Aktuelle Neurologie 2008; 35 - P737
DOI: 10.1055/s-0028-1086991

Bilaterale Ophthalmoplegie durch Metastasen eines Magenkarzinoms mit beidseitiger Verlegung des Sinus cavernosus

S Ebert 1, S.M Pilgram 1, M Bähr 1, P Kermer 1
  • 1Göttingen

Wir berichten über einen 54-jährigen Patienten mit einer bilateralen kompletten Ophthalmoplegie, die sich innerhalb von 6 Wochen entwickelt hatte.
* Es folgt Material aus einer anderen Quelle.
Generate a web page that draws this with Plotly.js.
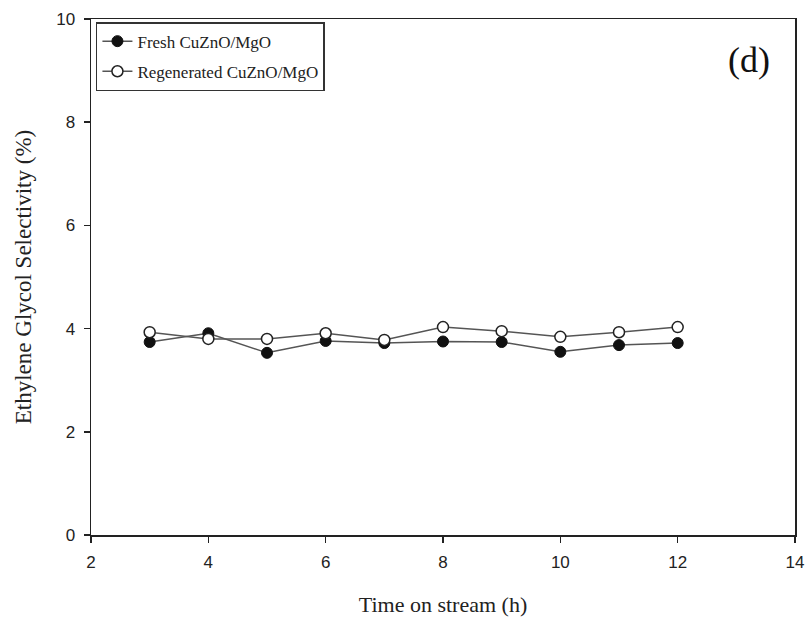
<!DOCTYPE html>
<html>
<head>
<meta charset="utf-8">
<script src="https://cdn.plot.ly/plotly-3.0.1.min.js"></script>
<style>html,body{margin:0;padding:0;background:#fff;}#chart{width:808px;height:617px;}</style>
</head>
<body>
<div id="chart"></div>
<script>
const timeOnStream = [3, 4, 5, 6, 7, 8, 9, 10, 11, 12];
const freshSelectivity = [3.74, 3.91, 3.53, 3.76, 3.72, 3.75, 3.74, 3.55, 3.68, 3.72];
const regenSelectivity = [3.93, 3.80, 3.80, 3.91, 3.78, 4.03, 3.95, 3.84, 3.93, 4.03];
const seriesNames = ["Fresh CuZnO/MgO", "Regenerated CuZnO/MgO"];
const xTicks = [2, 4, 6, 8, 10, 12, 14];
const yTicks = [0, 2, 4, 6, 8, 10];

const traces = [
  {
    x: timeOnStream, y: freshSelectivity, name: seriesNames[0], legendgroup: "a",
    mode: "lines+markers", type: "scatter",
    line: {color: "#555", width: 1.5},
    marker: {symbol: "circle", size: 11, color: "#111", line: {color: "#111", width: 1}}
  },
  {
    x: timeOnStream, y: regenSelectivity, name: seriesNames[1], legendgroup: "b",
    mode: "lines+markers", type: "scatter",
    line: {color: "#555", width: 1.5},
    marker: {symbol: "circle", size: 11, color: "#fff", line: {color: "#222", width: 1.5}}
  }
];

const layout = {
  width: 808, height: 617,
  margin: {l: 91, r: 13, t: 19, b: 82},
  paper_bgcolor: "#fff", plot_bgcolor: "#fff",
  showlegend: true,
  legend: {
    x: 0.007, y: 0.994, xanchor: "left", yanchor: "top",
    bgcolor: "#fff", bordercolor: "#333", borderwidth: 1.5,
    font: {family: "Liberation Serif, Times New Roman, serif", size: 17, color: "#222"},
    traceorder: "grouped", tracegroupgap: 5
  },
  xaxis: {
    range: [2, 14], tickvals: xTicks, ticktext: xTicks.map(String),
    showgrid: false, zeroline: false,
    showline: true, linecolor: "#222", linewidth: 1.5, mirror: true,
    ticks: "outside", ticklen: 6, tickcolor: "#222", tickwidth: 1.5,
    ticklabelstandoff: 5,
    tickfont: {family: "Liberation Sans, Arial, sans-serif", size: 17, color: "#222"},
    title: {text: "Time on stream (h)", standoff: 30,
      font: {family: "Liberation Serif, Times New Roman, serif", size: 22, color: "#222"}}
  },
  yaxis: {
    range: [0, 10], tickvals: yTicks, ticktext: yTicks.map(String),
    showgrid: false, zeroline: false,
    showline: true, linecolor: "#222", linewidth: 1.5, mirror: true,
    ticks: "outside", ticklen: 6, tickcolor: "#222", tickwidth: 1.5,
    ticklabelstandoff: 5,
    tickfont: {family: "Liberation Sans, Arial, sans-serif", size: 17, color: "#222"},
    title: {text: "Ethylene Glycol Selectivity (%)", standoff: 18,
      font: {family: "Liberation Serif, Times New Roman, serif", size: 23, color: "#222"}}
  },
  annotations: [
    {text: "(d)", xref: "paper", yref: "paper", x: 0.935, y: 0.92,
     xanchor: "center", yanchor: "middle", showarrow: false,
     font: {family: "Liberation Serif, Times New Roman, serif", size: 36, color: "#111"}}
  ]
};

Plotly.newPlot("chart", traces, layout, {displayModeBar: false, staticPlot: true});
</script>
</body>
</html>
Bei Aufnahme in unserer Neurologischen Klinik bestanden eine vollständige Bewegungsunfähigkeit beider Bulbi bei gering divergenter Bulbusstellung, eine Ptosis beidseits (links komplett, rechts inkomplett), eine lichtstarre linke Pupille, eine eingeschränkte Lichtreaktion der rechten Pupille sowie eine Hypästhesie im Bereich des 1. Trigeminusasts links. Der Visus war nicht beeinträchtigt. Bei dem Patienten war seit 15 Monaten ein metastasiertes Adenokarzinom des Magens bekannt, das operativ und chemotherapeutisch behandelt worden war. Ursächlich für die bilaterale Ophthalmoplegie fand sich eine beidseitige Metastasierung mit kompletter Verlegung der Sinus cavernosi ohne Infiltration oder Bedrängung der Aa. carotis internae, die 2 Wochen zuvor MR-tomographisch noch nicht nachweisbar war. Das Vollbild einer kompletten Ophthalmoplegie mit vollständiger Bewegungsunfähigkeit des Bulbus, Ptosis und eingeschränkter Lichtreaktion der Pupille kann durch Schädigung der Hirnnerven III, IV und VI im Bereich des Sinus cavernosus (Sinus cavernosus-Syndrom) verursacht werden. Obwohl unilaterale Metastasen im Bereich des Sinus cavernosus häufig beschrieben werden, ist eine kurzfristige, bilaterale tumoröse Infiltration der Sinus cavernosi insbesondere mit Aussparung der A. carotis interna eine Rarität. Sie muss jedoch differentialdiagnostisch als Ursache der seltenen bilateralen Ophthalmoplegie in Betracht gezogen werden, wie unser Fallbeispiel zeigt.